> SUPPLIED DATA:

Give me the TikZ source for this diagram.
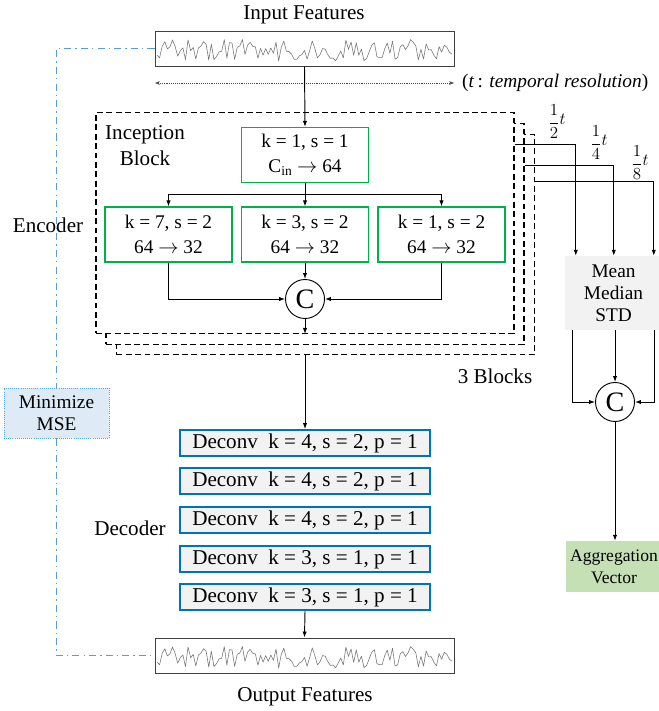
\documentclass[tikz,border=0pt]{standalone}
\usepackage{amsmath}
\usepackage{fontspec}
\setmainfont{Liberation Serif}
\usetikzlibrary{arrows.meta, calc, positioning}
\definecolor{greenA}{RGB}{0,176,80}
\definecolor{blueA} {RGB}{0,112,192}
\definecolor{grayA} {RGB}{242,242,242}
\definecolor{lineA} {RGB}{91,155,213}
\definecolor{mseA}  {RGB}{222,235,247}
\definecolor{mseB}  {RGB}{80,170,230}
\definecolor{aggA}  {RGB}{197,224,180}
\definecolor{waveA} {RGB}{120,120,120}

\begin{document}
\begin{tikzpicture}[x=0.03cm, y=-0.03cm,
  font=\fontsize{18}{21}\selectfont,
  conn/.style={draw, line width=0.8pt},
  arr/.style={conn, -{Latex[length=1.8mm, width=1.3mm]}},
  sigbox/.style={draw=black!75, line width=0.8pt, minimum width=8.97cm, minimum height=1.05cm, inner sep=0pt},
  wave/.style={draw=waveA, line width=0.5pt, line join=round},
  blockbox/.style={draw, fill=white, dash pattern=on 5pt off 3pt, line width=1.1pt, minimum width=12.54cm, minimum height=6.62cm, inner sep=0pt},
  convbox/.style={draw=greenA, line width=1pt, minimum width=3.81cm, minimum height=1.65cm, align=center, inner sep=0pt, font=\fontsize{16.5}{21.5}\selectfont},
  catnode/.style={draw, circle, line width=0.8pt, minimum size=1.17cm, inner sep=0pt, font=\fontsize{24}{24}\selectfont},
  deconv/.style={draw=blueA, fill=grayA, line width=1.6pt, minimum width=7.5cm, minimum height=0.78cm, inner sep=0pt},
  statsbox/.style={fill=grayA, minimum width=2.91cm, minimum height=2.22cm, align=center, inner sep=0pt, font=\fontsize{16.5}{18.7}\selectfont},
  aggbox/.style={fill=aggA, minimum width=2.88cm, minimum height=1.53cm, align=center, inner sep=0pt, font=\fontsize{15}{18.7}\selectfont},
  msebox/.style={draw=mseB, fill=mseA, densely dotted, line width=0.8pt, minimum width=3.15cm, minimum height=1.5cm, align=center, inner sep=0pt, font=\fontsize{16.5}{18.5}\selectfont},
  mseline/.style={draw=lineA, line width=1.1pt, dash pattern=on 6pt off 3.5pt on 1.2pt off 3.5pt},
  tarrow/.style={draw=black!70, densely dotted, line width=0.6pt, {Stealth[length=1.5mm]}-{Stealth[length=1.5mm]}},
  frac/.style={font=\fontsize{13.5}{14}\selectfont}]

  \useasboundingbox (0,0) rectangle (658,711);

  % input signal
  \node (infeat) at (304,15) {Input Features};
  \node[sigbox] (inbox) at (304.5,48.5) {};
  \coordinate (tl) at (155,83);
  \coordinate (tr) at (454,83);
  \draw[tarrow] (tl) -- (tr);
  \node[anchor=west, inner sep=0pt, font=\fontsize{16.5}{20}\selectfont] (tres) at (462,83) {(\textit{t}\,: \textit{temporal resolution})};

  % three stacked blocks
  \node[blockbox] (blkC) at (325.5,244.5) {};
  \node[blockbox] (blkB) at (315,234) {};
  \node[blockbox] (blkA) at (305,223) {};
  \node[align=center, font=\fontsize{18}{22}\selectfont] (incep) at (145,146) {Inception\\Block};

  \node[convbox] (convA) at (305,155) {k = 1, s = 1\\C$_\mathrm{in}$ $\rightarrow$ 64};
  \node[convbox] (convB) at (168.5,234.5) {k = 7, s = 2\\64 $\rightarrow$ 32};
  \node[convbox] (convC) at (305,234.5) {k = 3, s = 2\\64 $\rightarrow$ 32};
  \node[convbox] (convD) at (441.5,234.5) {k = 1, s = 2\\64 $\rightarrow$ 32};
  \node[catnode] (catA) at (305,299) {C};

  \draw[arr] (inbox.south) -- (convA.north);
  \coordinate (split) at ($(convA.south)!0.5!(convC.north)$);
  \draw[conn] (convA.south) -- (split);
  \draw[arr] (split) -| (convB.north);
  \draw[arr] (split) -- (convC.north);
  \draw[arr] (split) -| (convD.north);
  \draw[arr] (convB.south) |- (catA.west);
  \draw[arr] (convC.south) -- (catA.north);
  \draw[arr] (convD.south) |- (catA.east);
  \draw[arr] (catA.south) -- (catA.south |- blkA.south);

  \node (enc) at (48,225) {Encoder};
  \node (nblk) at (495,376) {3 Blocks};

  % statistics branch
  \node[statsbox] (stats) at (613.5,293) {Mean\\Median\\STD};
  \coordinate (tapA) at ($(blkA.north east)+(0,32)$);
  \coordinate (tapB) at ($(blkB.north east)+(0,42)$);
  \coordinate (tapC) at ($(blkC.north east)+(0,48)$);
  \draw[arr] (tapA) -| ($(stats.north west)+(11,0)$);
  \draw[arr] (tapB) -| ($(stats.north west)+(49,0)$);
  \draw[arr] (tapC) -| ($(stats.north west)+(89,0)$);
  \node[frac] (frA) at (557,122) {$\dfrac{1}{2}\raisebox{0.35ex}{$t$}$};
  \node[frac] (frB) at (599,143) {$\dfrac{1}{4}\raisebox{0.35ex}{$t$}$};
  \node[frac] (frC) at (640,163) {$\dfrac{1}{8}\raisebox{0.35ex}{$t$}$};

  \node[catnode] (catB) at (615,402) {C};
  \draw[arr] ($(stats.south west)+(8,0)$) |- (catB.west);
  \draw[arr] (catB.north |- stats.south) -- (catB.north);
  \draw[arr] ($(stats.south west)+(90,0)$) |- (catB.east);
  \node[aggbox] (agg) at (614,566.5) {Aggregation\\Vector};
  \draw[arr] (catB.south) -- (catB.south |- agg.north);

  % decoder
  \foreach \n/\y/\k/\s in {1/443/4/2, 2/481/4/2, 3/520/4/2, 4/559/3/1, 5/597/3/1}
    \node[deconv] (dc\n) at (305,\y) {Deconv\hspace{0.5em}k = \k, s = \s, p = 1};
  \node (dec) at (130,528) {Decoder};
  \draw[arr] (dc1.north |- blkC.south) -- (dc1.north);

  \node[sigbox] (outbox) at (304.5,655.5) {};
  \draw[arr] (dc5.south) -- (outbox.north);
  \node (outfeat) at (305,697) {Output Features};

  \foreach \yc in {48.5, 655.5} {
    \pgfmathsetseed{3}
    \draw[wave] plot[domain=157:452, samples=115] (\x, {\yc + 2 + 11*rand});
  }

  % reconstruction loss
  \node[msebox] (mse) at (56.5,413) {Minimize\\MSE};
  \draw[mseline] (inbox.west) -| (mse.north);
  \draw[mseline] (mse.south) |- (outbox.west);

\end{tikzpicture}
\end{document}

> WORK TO COMPLETE: Your copy of the data above should match it exactly, except that pictures are left out.

> OUTPUT:
Give me the TikZ source for this diagram.
\documentclass[tikz,border=0pt]{standalone}
\usepackage{amsmath}
\usepackage{fontspec}
\setmainfont{Liberation Serif}
\usetikzlibrary{arrows.meta, calc, positioning}
\definecolor{greenA}{RGB}{0,176,80}
\definecolor{blueA} {RGB}{0,112,192}
\definecolor{grayA} {RGB}{242,242,242}
\definecolor{lineA} {RGB}{91,155,213}
\definecolor{mseA}  {RGB}{222,235,247}
\definecolor{mseB}  {RGB}{80,170,230}
\definecolor{aggA}  {RGB}{197,224,180}
\definecolor{waveA} {RGB}{120,120,120}

\begin{document}
\begin{tikzpicture}[x=0.03cm, y=-0.03cm,
  font=\fontsize{18}{21}\selectfont,
  conn/.style={draw, line width=0.8pt},
  arr/.style={conn, -{Latex[length=1.8mm, width=1.3mm]}},
  sigbox/.style={draw=black!75, line width=0.8pt, minimum width=8.97cm, minimum height=1.05cm, inner sep=0pt},
  wave/.style={draw=waveA, line width=0.5pt, line join=round},
  blockbox/.style={draw, fill=white, dash pattern=on 5pt off 3pt, line width=1.1pt, minimum width=12.54cm, minimum height=6.62cm, inner sep=0pt},
  convbox/.style={draw=greenA, line width=1pt, minimum width=3.81cm, minimum height=1.65cm, align=center, inner sep=0pt, font=\fontsize{16.5}{21.5}\selectfont},
  catnode/.style={draw, circle, line width=0.8pt, minimum size=1.17cm, inner sep=0pt, font=\fontsize{24}{24}\selectfont},
  deconv/.style={draw=blueA, fill=grayA, line width=1.6pt, minimum width=7.5cm, minimum height=0.78cm, inner sep=0pt},
  statsbox/.style={fill=grayA, minimum width=2.91cm, minimum height=2.22cm, align=center, inner sep=0pt, font=\fontsize{16.5}{18.7}\selectfont},
  aggbox/.style={fill=aggA, minimum width=2.88cm, minimum height=1.53cm, align=center, inner sep=0pt, font=\fontsize{15}{18.7}\selectfont},
  msebox/.style={draw=mseB, fill=mseA, densely dotted, line width=0.8pt, minimum width=3.15cm, minimum height=1.5cm, align=center, inner sep=0pt, font=\fontsize{16.5}{18.5}\selectfont},
  mseline/.style={draw=lineA, line width=1.1pt, dash pattern=on 6pt off 3.5pt on 1.2pt off 3.5pt},
  tarrow/.style={draw=black!70, densely dotted, line width=0.6pt, {Stealth[length=1.5mm]}-{Stealth[length=1.5mm]}},
  frac/.style={font=\fontsize{13.5}{14}\selectfont}]

  \useasboundingbox (0,0) rectangle (658,711);

  % input signal
  \node (infeat) at (304,15) {Input Features};
  \node[sigbox] (inbox) at (304.5,48.5) {};
  \coordinate (tl) at (155,83);
  \coordinate (tr) at (454,83);
  \draw[tarrow] (tl) -- (tr);
  \node[anchor=west, inner sep=0pt, font=\fontsize{16.5}{20}\selectfont] (tres) at (462,83) {(\textit{t}\,: \textit{temporal resolution})};

  % three stacked blocks
  \node[blockbox] (blkC) at (325.5,244.5) {};
  \node[blockbox] (blkB) at (315,234) {};
  \node[blockbox] (blkA) at (305,223) {};
  \node[align=center, font=\fontsize{18}{22}\selectfont] (incep) at (145,146) {Inception\\Block};

  \node[convbox] (convA) at (305,155) {k = 1, s = 1\\C$_\mathrm{in}$ $\rightarrow$ 64};
  \node[convbox] (convB) at (168.5,234.5) {k = 7, s = 2\\64 $\rightarrow$ 32};
  \node[convbox] (convC) at (305,234.5) {k = 3, s = 2\\64 $\rightarrow$ 32};
  \node[convbox] (convD) at (441.5,234.5) {k = 1, s = 2\\64 $\rightarrow$ 32};
  \node[catnode] (catA) at (305,299) {C};

  \draw[arr] (inbox.south) -- (convA.north);
  \coordinate (split) at ($(convA.south)!0.5!(convC.north)$);
  \draw[conn] (convA.south) -- (split);
  \draw[arr] (split) -| (convB.north);
  \draw[arr] (split) -- (convC.north);
  \draw[arr] (split) -| (convD.north);
  \draw[arr] (convB.south) |- (catA.west);
  \draw[arr] (convC.south) -- (catA.north);
  \draw[arr] (convD.south) |- (catA.east);
  \draw[arr] (catA.south) -- (catA.south |- blkA.south);

  \node (enc) at (48,225) {Encoder};
  \node (nblk) at (495,376) {3 Blocks};

  % statistics branch
  \node[statsbox] (stats) at (613.5,293) {Mean\\Median\\STD};
  \coordinate (tapA) at ($(blkA.north east)+(0,32)$);
  \coordinate (tapB) at ($(blkB.north east)+(0,42)$);
  \coordinate (tapC) at ($(blkC.north east)+(0,48)$);
  \draw[arr] (tapA) -| ($(stats.north west)+(11,0)$);
  \draw[arr] (tapB) -| ($(stats.north west)+(49,0)$);
  \draw[arr] (tapC) -| ($(stats.north west)+(89,0)$);
  \node[frac] (frA) at (557,122) {$\dfrac{1}{2}\raisebox{0.35ex}{$t$}$};
  \node[frac] (frB) at (599,143) {$\dfrac{1}{4}\raisebox{0.35ex}{$t$}$};
  \node[frac] (frC) at (640,163) {$\dfrac{1}{8}\raisebox{0.35ex}{$t$}$};

  \node[catnode] (catB) at (615,402) {C};
  \draw[arr] ($(stats.south west)+(8,0)$) |- (catB.west);
  \draw[arr] (catB.north |- stats.south) -- (catB.north);
  \draw[arr] ($(stats.south west)+(90,0)$) |- (catB.east);
  \node[aggbox] (agg) at (614,566.5) {Aggregation\\Vector};
  \draw[arr] (catB.south) -- (catB.south |- agg.north);

  % decoder
  \foreach \n/\y/\k/\s in {1/443/4/2, 2/481/4/2, 3/520/4/2, 4/559/3/1, 5/597/3/1}
    \node[deconv] (dc\n) at (305,\y) {Deconv\hspace{0.5em}k = \k, s = \s, p = 1};
  \node (dec) at (130,528) {Decoder};
  \draw[arr] (dc1.north |- blkC.south) -- (dc1.north);

  \node[sigbox] (outbox) at (304.5,655.5) {};
  \draw[arr] (dc5.south) -- (outbox.north);
  \node (outfeat) at (305,697) {Output Features};

  \foreach \yc in {48.5, 655.5} {
    \pgfmathsetseed{3}
    \draw[wave] plot[domain=157:452, samples=115] (\x, {\yc + 2 + 11*rand});
  }

  % reconstruction loss
  \node[msebox] (mse) at (56.5,413) {Minimize\\MSE};
  \draw[mseline] (inbox.west) -| (mse.north);
  \draw[mseline] (mse.south) |- (outbox.west);

\end{tikzpicture}
\end{document}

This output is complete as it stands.